Central banks may need to step up collection of statistical data on new developments in retail payments to help them carry out analytical research, says a new Bank for International Settlements (BIS) report which warns that failure to assess the market properly and offer correct guidance will see them face a reputational hit.
The BIS Committee on Payment and Settlement Systems (CPSS) 'innovations in retail payments' report covers 122 innovations reported by 30 central banks over the last year in a bid to get an overview of the market.
Covering five categories - card, Internet, Mobile, electronic bill presentment and payment, and infrastructure and security - the report concludes that the retail payments market is dynamic but only a few innovations have had a significant effect in recent years.
Where big strides have been made, financial inclusion has been a major driving force, as have non-banks using innovative technologies.

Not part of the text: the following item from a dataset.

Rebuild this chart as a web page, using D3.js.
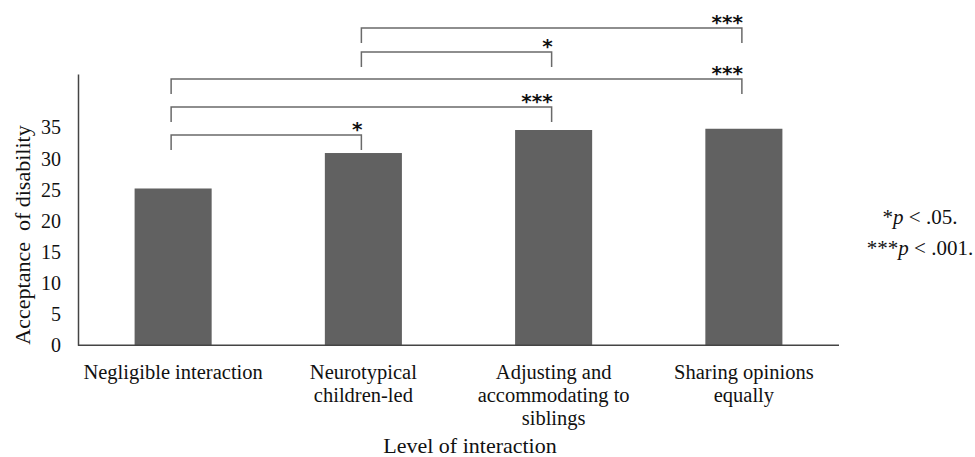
<!DOCTYPE html>
<html>
<head>
<meta charset="utf-8">
<script src="https://cdn.jsdelivr.net/npm/d3@7"></script>
<style>
  body { margin: 0; background: #fff; }
  svg text { font-family: "Liberation Serif", "Times New Roman", serif; fill: #111; }
</style>
</head>
<body>
<svg id="chart"></svg>
<script>
// data
const categories = [
    ["Negligible interaction"],
    ["Neurotypical", "children-led"],
    ["Adjusting and", "accommodating to", "siblings"],
    ["Sharing opinions", "equally"]
];
const values = [25.2, 30.9, 34.6, 34.8];
const yTicks = [0, 5, 10, 15, 20, 25, 30, 35];

// significance brackets: [from index, to index, stars], top to bottom
const comparisons = [
    [1, 3, "***"],
    [1, 2, "*"],
    [0, 3, "***"],
    [0, 2, "***"],
    [0, 1, "*"]
];
const bracketLevels = [28, 52, 79, 107, 135];
const notes = [["*", "p", " < .05."], ["***", "p", " < .001."]];

const width = 975, height = 457;
const margin = { top: 74, left: 78, right: 136, bottom: 112 };

const svg = d3.select("#chart")
    .attr("width", width)
    .attr("height", height);

const x = d3.scaleBand()
    .domain(d3.range(categories.length))
    .range([margin.left, width - margin.right])
    .paddingInner(0.595)
    .paddingOuter(0.2975);

const y = d3.scaleLinear()
    .domain([0, 43.6])
    .range([height - margin.bottom + 0.3, margin.top]);

// bars
svg.selectAll("rect.bar")
    .data(values)
    .enter()
    .append("rect")
    .attr("class", "bar")
    .attr("x", (d, i) => x(i))
    .attr("y", d => y(d))
    .attr("width", x.bandwidth())
    .attr("height", d => y(0) - y(d))
    .attr("fill", "#616161");

// axes
const yAxis = d3.axisLeft(y).tickValues(yTicks).tickSize(0).tickPadding(17);
const yG = svg.append("g")
    .attr("transform", `translate(${margin.left},0)`)
    .call(yAxis);
yG.select(".domain").attr("stroke", "#444").attr("stroke-width", 1.5);
yG.selectAll("text")
    .style("font-size", "20px")
    .style("font-family", "'Liberation Serif', serif")
    .attr("fill", "#111");

svg.append("line")
    .attr("x1", margin.left)
    .attr("x2", width - margin.right)
    .attr("y1", y(0))
    .attr("y2", y(0))
    .attr("stroke", "#444")
    .attr("stroke-width", 1.5);

// category labels
const catG = svg.append("g");
categories.forEach((lines, i) => {
    const t = catG.append("text")
        .attr("text-anchor", "middle")
        .style("font-size", "20.5px");
    lines.forEach((ln, j) => {
        t.append("tspan")
            .attr("x", x(i) + x.bandwidth() / 2)
            .attr("y", 379 + j * 23)
            .text(ln);
    });
});

// axis titles
svg.append("text")
    .attr("transform", `translate(30,235) rotate(-90)`)
    .attr("text-anchor", "middle")
    .style("font-size", "22px")
    .style("white-space", "pre")
    .text("Acceptance  of disability");

svg.append("text")
    .attr("x", 470)
    .attr("y", 453)
    .attr("text-anchor", "middle")
    .style("font-size", "22px")
    .text("Level of interaction");

// brackets
const cx = i => x(i) + x.bandwidth() / 2 - 2;
comparisons.forEach((c, k) => {
    const ly = bracketLevels[k];
    const x0 = cx(c[0]), x1 = cx(c[1]);
    svg.append("path")
        .attr("d", `M${x0},${ly + 15}V${ly}H${x1}V${ly + 15}`)
        .attr("fill", "none")
        .attr("stroke", "#6a6a6a")
        .attr("stroke-width", 1.5);
    svg.append("text")
        .attr("x", x1 + 1)
        .attr("y", ly + 1)
        .attr("text-anchor", "end")
        .style("font-family", "'DejaVu Sans', sans-serif")
        .style("font-weight", "bold")
        .style("font-size", "20px")
        .text(c[2]);
});

// p-value notes
notes.forEach((n, i) => {
    const t = svg.append("text")
        .attr("x", 920)
        .attr("y", 224 + i * 31)
        .attr("text-anchor", "middle")
        .style("font-size", "21px");
    t.append("tspan").text(n[0]);
    t.append("tspan").style("font-style", "italic").text(n[1]);
    t.append("tspan").text(n[2]);
});
</script>
</body>
</html>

User demand is probably the most important driver for innovation, says the report, since it is the basis for a valid business case. The regulatory framework is also an important influence, with many regulators seeking to foster competition in the payments market by easing the requirements.
Over the next five years, the CPSS predicts that technical developments are likely to blur product categories as access devices and channels are becoming interchangeable. NFC and the continued rise e-commerce are both cited as big factors in the near future.
For central banks, monitoring and assessment of new developments is important and they may be required to step up efforts to collect statistical data, to do analytical research and to ensure the availability of appropriate skills.
Communication of their work and policies is needed to ensure transparency and to provide guidance to the market, with reputational damage a risk if guidance is inadequate.
Innovations also raise new questions on standardisation and interoperability, which most central banks promote and facilitate. Says the report: "For central banks, the challenge may be to find an appropriate level of involvement in these activities."
In addition: "As innovations emerge and markets develop, the banks face the challenge of reviewing their existing oversight frameworks and might need to seek cooperation with other authorities both nationally and internationally, not least in view of the growing role of non-banks and global providers."